[Start of Source material]
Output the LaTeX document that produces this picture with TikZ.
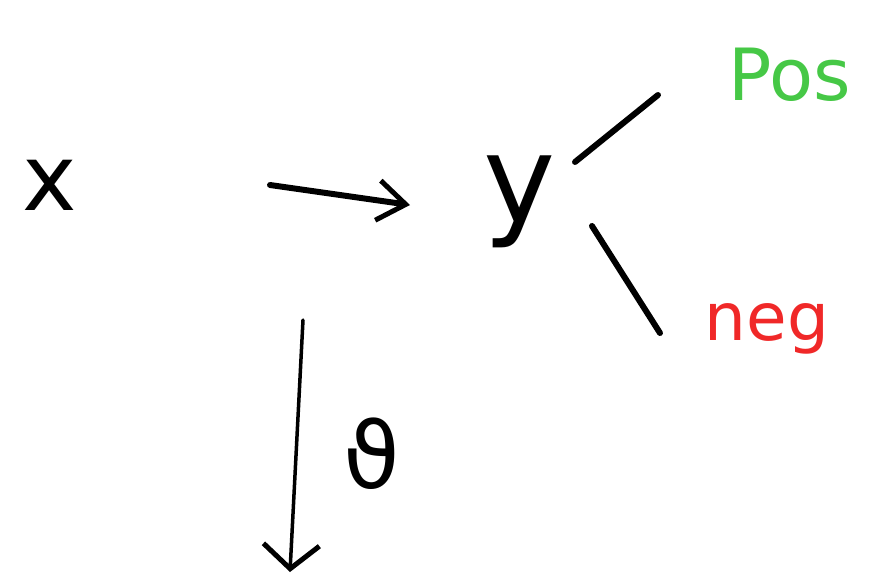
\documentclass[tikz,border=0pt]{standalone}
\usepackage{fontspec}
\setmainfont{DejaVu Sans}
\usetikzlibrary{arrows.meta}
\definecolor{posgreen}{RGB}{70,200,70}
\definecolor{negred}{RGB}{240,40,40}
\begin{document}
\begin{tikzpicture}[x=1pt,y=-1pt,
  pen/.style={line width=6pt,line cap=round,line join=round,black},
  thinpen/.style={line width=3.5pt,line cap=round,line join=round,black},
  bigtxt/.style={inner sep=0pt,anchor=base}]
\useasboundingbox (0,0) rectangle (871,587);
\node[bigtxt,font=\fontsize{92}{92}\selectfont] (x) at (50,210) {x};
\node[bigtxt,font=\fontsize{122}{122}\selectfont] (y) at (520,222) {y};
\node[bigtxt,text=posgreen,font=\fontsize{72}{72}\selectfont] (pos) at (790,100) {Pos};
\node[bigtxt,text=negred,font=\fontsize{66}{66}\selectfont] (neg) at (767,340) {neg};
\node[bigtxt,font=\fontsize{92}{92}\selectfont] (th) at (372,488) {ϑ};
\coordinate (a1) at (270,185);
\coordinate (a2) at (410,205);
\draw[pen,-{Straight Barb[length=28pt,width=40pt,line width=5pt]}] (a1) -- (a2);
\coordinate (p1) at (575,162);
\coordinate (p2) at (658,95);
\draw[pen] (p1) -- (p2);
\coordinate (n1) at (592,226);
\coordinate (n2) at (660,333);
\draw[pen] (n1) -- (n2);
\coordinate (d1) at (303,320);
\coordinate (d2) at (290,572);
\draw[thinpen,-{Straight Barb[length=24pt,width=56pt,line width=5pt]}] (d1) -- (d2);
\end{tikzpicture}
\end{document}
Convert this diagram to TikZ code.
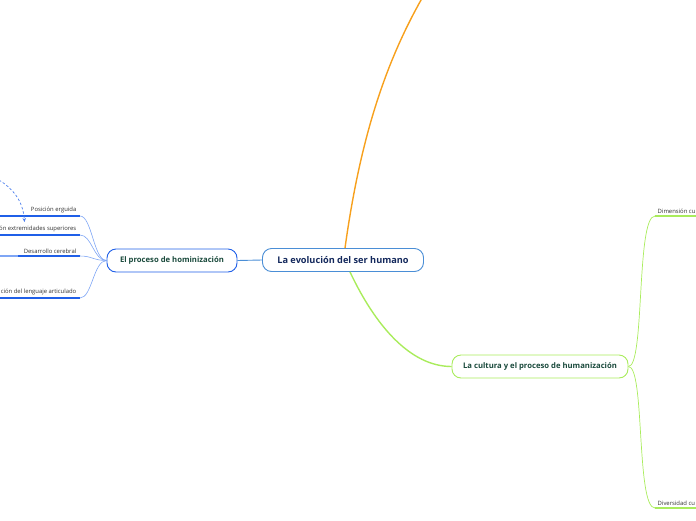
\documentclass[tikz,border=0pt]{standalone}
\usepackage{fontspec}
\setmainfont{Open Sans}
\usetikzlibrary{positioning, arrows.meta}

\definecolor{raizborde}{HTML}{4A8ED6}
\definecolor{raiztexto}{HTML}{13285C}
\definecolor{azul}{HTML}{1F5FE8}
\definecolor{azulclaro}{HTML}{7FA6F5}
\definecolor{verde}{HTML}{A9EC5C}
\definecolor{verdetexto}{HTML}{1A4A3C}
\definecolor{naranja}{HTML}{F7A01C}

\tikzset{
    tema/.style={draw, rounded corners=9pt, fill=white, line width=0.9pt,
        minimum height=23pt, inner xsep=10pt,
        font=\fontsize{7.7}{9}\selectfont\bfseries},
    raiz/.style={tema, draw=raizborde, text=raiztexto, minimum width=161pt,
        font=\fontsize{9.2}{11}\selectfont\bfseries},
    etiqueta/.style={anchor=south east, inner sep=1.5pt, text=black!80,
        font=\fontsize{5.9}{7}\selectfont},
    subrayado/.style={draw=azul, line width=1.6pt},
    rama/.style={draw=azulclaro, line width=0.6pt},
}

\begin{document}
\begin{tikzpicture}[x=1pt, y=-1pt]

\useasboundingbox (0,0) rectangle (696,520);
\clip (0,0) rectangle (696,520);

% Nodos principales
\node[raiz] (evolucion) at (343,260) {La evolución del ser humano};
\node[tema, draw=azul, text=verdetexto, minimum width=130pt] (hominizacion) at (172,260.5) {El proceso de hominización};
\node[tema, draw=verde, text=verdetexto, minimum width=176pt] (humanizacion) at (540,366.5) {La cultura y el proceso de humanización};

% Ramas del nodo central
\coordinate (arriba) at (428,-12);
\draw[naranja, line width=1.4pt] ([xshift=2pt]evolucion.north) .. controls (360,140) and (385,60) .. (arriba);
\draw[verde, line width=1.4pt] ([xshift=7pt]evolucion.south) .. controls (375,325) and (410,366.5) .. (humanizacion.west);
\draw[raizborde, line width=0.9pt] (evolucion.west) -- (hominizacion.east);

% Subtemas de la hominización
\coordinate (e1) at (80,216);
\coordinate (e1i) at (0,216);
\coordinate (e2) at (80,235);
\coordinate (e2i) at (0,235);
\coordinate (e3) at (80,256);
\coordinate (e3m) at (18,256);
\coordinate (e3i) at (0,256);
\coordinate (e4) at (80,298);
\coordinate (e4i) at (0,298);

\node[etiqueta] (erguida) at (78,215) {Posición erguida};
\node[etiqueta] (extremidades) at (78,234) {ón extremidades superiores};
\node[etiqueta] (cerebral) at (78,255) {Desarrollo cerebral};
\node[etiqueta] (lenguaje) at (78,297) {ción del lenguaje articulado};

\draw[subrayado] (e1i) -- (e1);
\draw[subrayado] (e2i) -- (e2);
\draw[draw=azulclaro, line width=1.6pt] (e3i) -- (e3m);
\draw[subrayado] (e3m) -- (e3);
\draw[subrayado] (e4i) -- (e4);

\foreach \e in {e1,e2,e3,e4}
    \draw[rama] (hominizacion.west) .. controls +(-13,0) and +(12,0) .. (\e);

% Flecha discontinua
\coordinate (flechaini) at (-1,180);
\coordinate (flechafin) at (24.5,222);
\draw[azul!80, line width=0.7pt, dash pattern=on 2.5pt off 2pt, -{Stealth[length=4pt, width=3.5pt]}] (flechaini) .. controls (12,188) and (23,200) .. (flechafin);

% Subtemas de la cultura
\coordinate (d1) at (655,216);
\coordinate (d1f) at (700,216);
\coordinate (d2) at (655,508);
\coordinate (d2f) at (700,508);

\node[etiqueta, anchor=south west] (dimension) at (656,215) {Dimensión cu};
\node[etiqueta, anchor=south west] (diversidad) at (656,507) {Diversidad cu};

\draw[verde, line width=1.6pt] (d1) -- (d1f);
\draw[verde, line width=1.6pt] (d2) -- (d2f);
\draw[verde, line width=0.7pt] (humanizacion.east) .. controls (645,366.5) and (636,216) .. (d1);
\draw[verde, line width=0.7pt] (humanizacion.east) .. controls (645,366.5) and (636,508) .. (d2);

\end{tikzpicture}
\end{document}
[End of Source material]
» Instructions for the task
Reproduce all entries without any change, and omit the pictures.

» Task solution
Output the LaTeX document that produces this picture with TikZ.
\documentclass[tikz,border=0pt]{standalone}
\usepackage{fontspec}
\setmainfont{DejaVu Sans}
\usetikzlibrary{arrows.meta}
\definecolor{posgreen}{RGB}{70,200,70}
\definecolor{negred}{RGB}{240,40,40}
\begin{document}
\begin{tikzpicture}[x=1pt,y=-1pt,
  pen/.style={line width=6pt,line cap=round,line join=round,black},
  thinpen/.style={line width=3.5pt,line cap=round,line join=round,black},
  bigtxt/.style={inner sep=0pt,anchor=base}]
\useasboundingbox (0,0) rectangle (871,587);
\node[bigtxt,font=\fontsize{92}{92}\selectfont] (x) at (50,210) {x};
\node[bigtxt,font=\fontsize{122}{122}\selectfont] (y) at (520,222) {y};
\node[bigtxt,text=posgreen,font=\fontsize{72}{72}\selectfont] (pos) at (790,100) {Pos};
\node[bigtxt,text=negred,font=\fontsize{66}{66}\selectfont] (neg) at (767,340) {neg};
\node[bigtxt,font=\fontsize{92}{92}\selectfont] (th) at (372,488) {ϑ};
\coordinate (a1) at (270,185);
\coordinate (a2) at (410,205);
\draw[pen,-{Straight Barb[length=28pt,width=40pt,line width=5pt]}] (a1) -- (a2);
\coordinate (p1) at (575,162);
\coordinate (p2) at (658,95);
\draw[pen] (p1) -- (p2);
\coordinate (n1) at (592,226);
\coordinate (n2) at (660,333);
\draw[pen] (n1) -- (n2);
\coordinate (d1) at (303,320);
\coordinate (d2) at (290,572);
\draw[thinpen,-{Straight Barb[length=24pt,width=56pt,line width=5pt]}] (d1) -- (d2);
\end{tikzpicture}
\end{document}
Convert this diagram to TikZ code.
\documentclass[tikz,border=0pt]{standalone}
\usepackage{fontspec}
\setmainfont{Open Sans}
\usetikzlibrary{positioning, arrows.meta}

\definecolor{raizborde}{HTML}{4A8ED6}
\definecolor{raiztexto}{HTML}{13285C}
\definecolor{azul}{HTML}{1F5FE8}
\definecolor{azulclaro}{HTML}{7FA6F5}
\definecolor{verde}{HTML}{A9EC5C}
\definecolor{verdetexto}{HTML}{1A4A3C}
\definecolor{naranja}{HTML}{F7A01C}

\tikzset{
    tema/.style={draw, rounded corners=9pt, fill=white, line width=0.9pt,
        minimum height=23pt, inner xsep=10pt,
        font=\fontsize{7.7}{9}\selectfont\bfseries},
    raiz/.style={tema, draw=raizborde, text=raiztexto, minimum width=161pt,
        font=\fontsize{9.2}{11}\selectfont\bfseries},
    etiqueta/.style={anchor=south east, inner sep=1.5pt, text=black!80,
        font=\fontsize{5.9}{7}\selectfont},
    subrayado/.style={draw=azul, line width=1.6pt},
    rama/.style={draw=azulclaro, line width=0.6pt},
}

\begin{document}
\begin{tikzpicture}[x=1pt, y=-1pt]

\useasboundingbox (0,0) rectangle (696,520);
\clip (0,0) rectangle (696,520);

% Nodos principales
\node[raiz] (evolucion) at (343,260) {La evolución del ser humano};
\node[tema, draw=azul, text=verdetexto, minimum width=130pt] (hominizacion) at (172,260.5) {El proceso de hominización};
\node[tema, draw=verde, text=verdetexto, minimum width=176pt] (humanizacion) at (540,366.5) {La cultura y el proceso de humanización};

% Ramas del nodo central
\coordinate (arriba) at (428,-12);
\draw[naranja, line width=1.4pt] ([xshift=2pt]evolucion.north) .. controls (360,140) and (385,60) .. (arriba);
\draw[verde, line width=1.4pt] ([xshift=7pt]evolucion.south) .. controls (375,325) and (410,366.5) .. (humanizacion.west);
\draw[raizborde, line width=0.9pt] (evolucion.west) -- (hominizacion.east);

% Subtemas de la hominización
\coordinate (e1) at (80,216);
\coordinate (e1i) at (0,216);
\coordinate (e2) at (80,235);
\coordinate (e2i) at (0,235);
\coordinate (e3) at (80,256);
\coordinate (e3m) at (18,256);
\coordinate (e3i) at (0,256);
\coordinate (e4) at (80,298);
\coordinate (e4i) at (0,298);

\node[etiqueta] (erguida) at (78,215) {Posición erguida};
\node[etiqueta] (extremidades) at (78,234) {ón extremidades superiores};
\node[etiqueta] (cerebral) at (78,255) {Desarrollo cerebral};
\node[etiqueta] (lenguaje) at (78,297) {ción del lenguaje articulado};

\draw[subrayado] (e1i) -- (e1);
\draw[subrayado] (e2i) -- (e2);
\draw[draw=azulclaro, line width=1.6pt] (e3i) -- (e3m);
\draw[subrayado] (e3m) -- (e3);
\draw[subrayado] (e4i) -- (e4);

\foreach \e in {e1,e2,e3,e4}
    \draw[rama] (hominizacion.west) .. controls +(-13,0) and +(12,0) .. (\e);

% Flecha discontinua
\coordinate (flechaini) at (-1,180);
\coordinate (flechafin) at (24.5,222);
\draw[azul!80, line width=0.7pt, dash pattern=on 2.5pt off 2pt, -{Stealth[length=4pt, width=3.5pt]}] (flechaini) .. controls (12,188) and (23,200) .. (flechafin);

% Subtemas de la cultura
\coordinate (d1) at (655,216);
\coordinate (d1f) at (700,216);
\coordinate (d2) at (655,508);
\coordinate (d2f) at (700,508);

\node[etiqueta, anchor=south west] (dimension) at (656,215) {Dimensión cu};
\node[etiqueta, anchor=south west] (diversidad) at (656,507) {Diversidad cu};

\draw[verde, line width=1.6pt] (d1) -- (d1f);
\draw[verde, line width=1.6pt] (d2) -- (d2f);
\draw[verde, line width=0.7pt] (humanizacion.east) .. controls (645,366.5) and (636,216) .. (d1);
\draw[verde, line width=0.7pt] (humanizacion.east) .. controls (645,366.5) and (636,508) .. (d2);

\end{tikzpicture}
\end{document}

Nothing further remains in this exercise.